Protein Family Databases Introduction

Proteins can be classified according to their evolutionary, structural, or functional relationships. A protein in the context of its family is much more informative than the single protein itself. For example, residues conserved across the family often indicate special functional roles. Two proteins classified in the same functional family may suggest that they share similar structures, even when their sequences do not have significant similarity.

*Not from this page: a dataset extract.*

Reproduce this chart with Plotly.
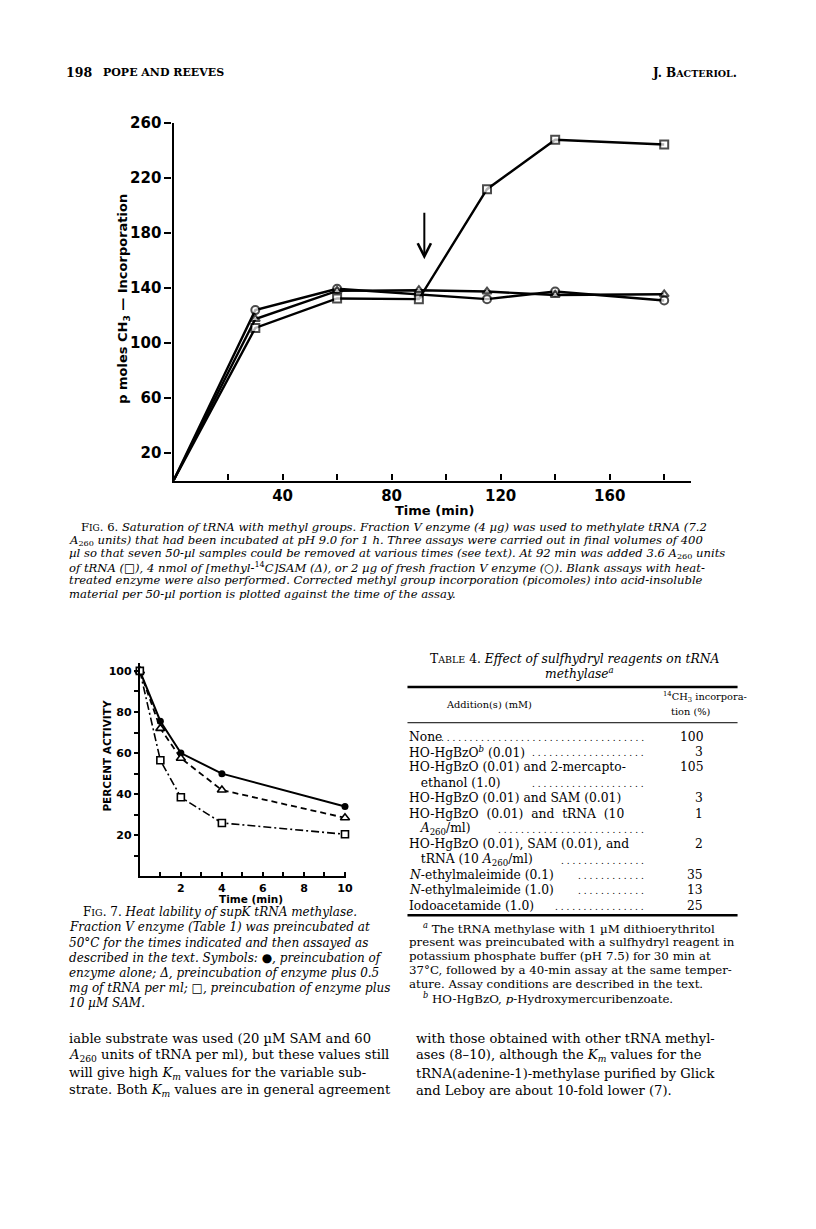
import re
import plotly.graph_objects as go

PAGE_W, PAGE_H = 816, 1229
OFF = 8                     # default body margin of the html page
FW, FH = PAGE_W - 2 * OFF, PAGE_H - 2 * OFF
SERIF = "DejaVu Serif"
SANS = "DejaVu Sans"

# ---------------- Fig. 6 data ----------------
fig6_time = [0, 30, 60, 90, 115, 140, 180]
fig6_trna_added = [0, 111, 132.5, 132, 212, 248, 244.5]
fig6_sam_added = [0, 117.5, 138, 138.5, 137.5, 135, 135.5]
fig6_enzyme_added = [0, 124, 139.5, 135.5, 132, 137.5, 131]
fig6_arrow_time = 92
fig6_arrow_from = 196
fig6_arrow_to = 161
fig6_xticks = [20, 40, 60, 80, 100, 120, 140, 160, 180]
fig6_xlabels = ["", "40", "", "80", "", "120", "", "160", ""]
fig6_yticks = [20, 60, 100, 140, 180, 220, 260]

# ---------------- Fig. 7 data ----------------
fig7_time = [0, 1, 2, 4, 10]
fig7_enzyme_alone = [100, 75.5, 60, 50, 34]
fig7_plus_trna = [100, 72, 57.5, 42, 28.5]
fig7_plus_sam = [100, 56.5, 38.5, 26, 20.5]
fig7_xticks = [1, 2, 3, 4, 5, 6, 7, 8, 9, 10]
fig7_xlabels = ["", "2", "", "4", "", "6", "", "8", "", "10"]
fig7_yticks = [10, 20, 30, 40, 50, 60, 70, 80, 90, 100]
fig7_ylabels = ["", "20", "", "40", "", "60", "", "80", "", "100"]

# ---------------- Table 4 data ----------------
table_additions = [
    "None",
    "HO-HgBzO<sup><i>b</i></sup> (0.01)",
    "HO-HgBzO (0.01) and 2-mercapto-",
    "   ethanol (1.0)",
    "HO-HgBzO (0.01) and SAM (0.01)",
    "HO-HgBzO  (0.01)  and  tRNA  (10",
    "   <i>A</i><sub>260</sub>/ml)",
    "HO-HgBzO (0.01), SAM (0.01), and",
    "   tRNA (10 <i>A</i><sub>260</sub>/ml)",
    "<i>N</i>-ethylmaleimide (0.1)",
    "<i>N</i>-ethylmaleimide (1.0)",
    "Iodoacetamide (1.0)",
]
table_incorporation = ["100", "3", "105", "", "3", "1", "", "2", "", "35", "13", "25"]
table_leader = [True, True, False, True, False, False, True, False, True, True, True, True]

fig = go.Figure()

def px_x(x):
    return (x - OFF) / FW

def px_y(y):
    return 1 - (y - OFF) / FH

# Fig 6 traces
common6 = dict(mode="lines+markers", line=dict(color="black", width=2.4), cliponaxis=False,
               xaxis="x", yaxis="y", hoverinfo="skip")
msize6 = [0] + [8] * (len(fig6_time) - 1)
fig.add_trace(go.Scatter(x=fig6_time, y=fig6_enzyme_added, name="enzyme",
                         marker=dict(symbol="circle", size=msize6, color="white",
                                     line=dict(color="black", width=2)), **common6))
fig.add_trace(go.Scatter(x=fig6_time, y=fig6_sam_added, name="SAM",
                         marker=dict(symbol="triangle-up", size=msize6, color="white",
                                     line=dict(color="black", width=2)), **common6))
fig.add_trace(go.Scatter(x=fig6_time, y=fig6_trna_added, name="tRNA",
                         marker=dict(symbol="square", size=msize6, color="white",
                                     line=dict(color="black", width=2)), **common6))

# Fig 7 traces
common7 = dict(mode="lines+markers", cliponaxis=False, xaxis="x2", yaxis="y2", hoverinfo="skip")
fig.add_trace(go.Scatter(x=fig7_time, y=fig7_enzyme_alone, name="enzyme alone",
                         line=dict(color="black", width=2),
                         marker=dict(symbol="circle", size=7, color="black"), **common7))
fig.add_trace(go.Scatter(x=fig7_time, y=fig7_plus_trna, name="plus tRNA",
                         line=dict(color="black", width=1.8, dash="6px,4px"),
                         marker=dict(symbol="triangle-up", size=8, color="white",
                                     line=dict(color="black", width=1.6)), **common7))
fig.add_trace(go.Scatter(x=fig7_time, y=fig7_plus_sam, name="plus SAM",
                         line=dict(color="black", width=1.6, dash="8px,3px,2px,3px"),
                         marker=dict(symbol="square", size=7, color="white",
                                     line=dict(color="black", width=1.6)), **common7))

axis_common = dict(showgrid=False, zeroline=False, showline=True, linecolor="black",
                   tickcolor="black", fixedrange=True)

fig.update_layout(
    width=FW, height=FH, margin=dict(l=0, r=0, t=0, b=0),
    paper_bgcolor="white", plot_bgcolor="rgba(0,0,0,0)", showlegend=False,
    xaxis=dict(domain=[px_x(175), px_x(697.5)], range=[0, 190], anchor="y",
               tickmode="array", tickvals=fig6_xticks, ticktext=fig6_xlabels,
               ticks="inside", ticklen=6, tickwidth=2, linewidth=2.4,
               tickfont=dict(family=SANS, size=15, color="black", weight="bold"), **axis_common),
    yaxis=dict(domain=[px_y(475), px_y(115)], range=[0, 260], anchor="x",
               tickmode="array", tickvals=fig6_yticks,
               ticks="outside", ticklen=7, tickwidth=2, linewidth=2.4,
               tickfont=dict(family=SANS, size=15, color="black", weight="bold"), **axis_common),
    xaxis2=dict(domain=[px_x(141), px_x(349)], range=[0, 10.05], anchor="y2",
                tickmode="array", tickvals=fig7_xticks, ticktext=fig7_xlabels,
                ticks="inside", ticklen=4, tickwidth=1.5, linewidth=2,
                tickfont=dict(family=SANS, size=11, color="black", weight="bold"), **axis_common),
    yaxis2=dict(domain=[px_y(873.8), px_y(658.5)], range=[0, 104], anchor="x2",
                tickmode="array", tickvals=fig7_yticks, ticktext=fig7_ylabels,
                ticks="outside", ticklen=4, tickwidth=1.5, linewidth=2,
                tickfont=dict(family=SANS, size=11, color="black", weight="bold"), **axis_common),
)

anns = []

def ann(text, x, y, size, family=SERIF, xanchor="left", yanchor="middle", angle=0, weight="normal"):
    anns.append(dict(text=text, x=px_x(x), y=px_y(y), xref="paper", yref="paper",
                     xanchor=xanchor, yanchor=yanchor, showarrow=False, textangle=angle,
                     font=dict(size=size, family=family, color="black", weight=weight)))

# Arrow at time of addition
anns.append(dict(x=fig6_arrow_time, y=fig6_arrow_to, ax=fig6_arrow_time, ay=fig6_arrow_from,
                 xref="x", yref="y", axref="x", ayref="y", showarrow=True, text="",
                 arrowhead=5, arrowsize=1.3, arrowwidth=2, arrowcolor="black"))

# Header
ann("198", 64, 64, 12.5, weight="bold")
ann("POPE AND REEVES", 102, 64, 11, weight="bold")
ann("J. B<span style='font-size:9.5px'>ACTERIOL</span>.", 745, 64, 12, xanchor="right", weight="bold")

# Fig 6 axis titles
ann("Time (min)", 438, 505, 13, family=SANS, xanchor="center", weight="bold")
ann("p moles CH<sub>3</sub> — Incorporation", 125, 292, 13, family=SANS, xanchor="center",
    angle=-90, weight="bold")

# Fig 6 caption
cap6 = [
    "F<span style='font-size:9px'>IG</span>. 6. <i>Saturation of tRNA with methyl groups. Fraction V enzyme (4 µg) was used to methylate tRNA (7.2</i>",
    "<i>A</i><sub>260</sub> <i>units) that had been incubated at pH 9.0 for 1 h. Three assays were carried out in final volumes of 400</i>",
    "<i>µl so that seven 50-µl samples could be removed at various times (see text). At 92 min was added 3.6 A</i><sub>260</sub><i> units</i>",
    "<i>of tRNA (□), 4 nmol of [methyl-</i><sup>14</sup><i>C]SAM (Δ), or 2 µg of fresh fraction V enzyme (○). Blank assays with heat-</i>",
    "<i>treated enzyme were also performed. Corrected methyl group incorporation (picomoles) into acid-insoluble</i>",
    "<i>material per 50-µl portion is plotted against the time of the assay.</i>",
]
for i, line in enumerate(cap6):
    ann(line, 80 if i == 0 else 68, 522 + i * 13.4, 11.6)

# Fig 7 axis titles
ann("Time (min)", 253, 897, 10.5, family=SANS, xanchor="center", weight="bold")
ann("PERCENT ACTIVITY", 108, 752, 10.5, family=SANS, xanchor="center", angle=-90, weight="bold")

# Fig 7 caption
cap7 = [
    "F<span style='font-size:9.5px'>IG</span>. 7. <i>Heat lability of supK tRNA methylase.</i>",
    "<i>Fraction V enzyme (Table 1) was preincubated at</i>",
    "<i>50°C for the times indicated and then assayed as</i>",
    "<i>described in the text. Symbols: ●, preincubation of</i>",
    "<i>enzyme alone; Δ, preincubation of enzyme plus 0.5</i>",
    "<i>mg of tRNA per ml; □, preincubation of enzyme plus</i>",
    "<i>10 µM SAM.</i>",
]
for i, line in enumerate(cap7):
    ann(line, 82 if i == 0 else 68, 910 + i * 15.3, 12)

# Body text
body_left = [
    "iable substrate was used (20 µM SAM and 60",
    "<i>A</i><sub>260</sub> units of tRNA per ml), but these values still",
    "will give high <i>K</i><sub><i>m</i></sub> values for the variable sub-",
    "strate. Both <i>K</i><sub><i>m</i></sub> values are in general agreement",
]
body_right = [
    "with those obtained with other tRNA methyl-",
    "ases (8–10), although the <i>K</i><sub><i>m</i></sub> values for the",
    "tRNA(adenine-1)-methylase purified by Glick",
    "and Leboy are about 10-fold lower (7).",
]
for i, line in enumerate(body_left):
    ann(line, 68, 1037 + i * 17.5, 13.1)
for i, line in enumerate(body_right):
    ann(line, 418, 1037 + i * 17.5, 13.1)

# Table 4
ann("T<span style='font-size:9.5px'>ABLE</span> 4. <i>Effect of sulfhydryl reagents on tRNA</i>", 580, 655, 12.3, xanchor="center")
ann("<i>methylase</i><sup><i>a</i></sup>", 585, 669, 12.3, xanchor="center")
ann("Addition(s) (mM)", 493, 701, 9.8, xanchor="center")
ann("<sup>14</sup>CH<sub>3</sub> incorpora-", 667, 693, 9.8)
ann("tion (%)", 697, 708, 9.8, xanchor="center")

def strip(s):
    return re.sub(r"<[^>]+>", "", s)

row_y0 = 733
row_dy = 15.5
for i, (lab, val, lead) in enumerate(zip(table_additions, table_incorporation, table_leader)):
    y = row_y0 + i * row_dy
    ann(lab, 411, y, 12.3)
    if val:
        ann(val, 711, y, 12.3, xanchor="right")
    if lead:
        est = len(strip(lab)) * 7.3
        start = 411 + est + 10
        n = max(int((652 - start) / 5.6), 0)
        ann(" ".join(["."] * n), 652, y + 1, 9, xanchor="right")

# Table rules
shapes = [
    dict(type="line", xref="paper", yref="paper", x0=px_x(411), x1=px_x(744), y0=px_y(683), y1=px_y(683),
         line=dict(color="black", width=2.5)),
    dict(type="line", xref="paper", yref="paper", x0=px_x(411), x1=px_x(744), y0=px_y(719), y1=px_y(719),
         line=dict(color="black", width=1)),
    dict(type="line", xref="paper", yref="paper", x0=px_x(411), x1=px_x(744), y0=px_y(913), y1=px_y(913),
         line=dict(color="black", width=2.5)),
]

# Footnotes
foot = [
    ("<sup><i>a</i></sup> The tRNA methylase with 1 µM dithioerythritol", 425),
    ("present was preincubated with a sulfhydryl reagent in", 411),
    ("potassium phosphate buffer (pH 7.5) for 30 min at", 411),
    ("37°C, followed by a 40-min assay at the same temper-", 411),
    ("ature. Assay conditions are described in the text.", 411),
    ("<sup><i>b</i></sup> HO-HgBzO, <i>p</i>-Hydroxymercuribenzoate.", 425),
]
for i, (line, x) in enumerate(foot):
    ann(line, x, 926 + i * 14, 11.8)

fig.update_layout(annotations=anns, shapes=shapes)
fig.write_html("out.html")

There is no unique way to classify proteins into families. Boundaries between different families may be subjective. The choice of classification system depends in part on the problem; in general, the authors suggest looking into classification systems from different databases and comparing them. Three types of classification methods are widely adopted, based upon the similarity of sequence, structure, or function. Sequence-based methods are applicable to any proteins whose sequences are known, while structure-based methods are limited to the proteins of known structures, and function-based methods depend on the functions of proteins being annotated. Sequence- and structure-based classifications can be automated and are scalable to high-throughput data, whereas function-based classification is typically carried out manually. Structure- and function-based methods are more reliable, while sequence-based methods may result in a false positive result when sequence similarity is weak (i.e., two proteins are classified into one family by chance rather than by any biological significance). In addition, since protein structure and function are better conserved than sequence, two proteins having similar structures or similar functions may not be identified through sequence-based methods.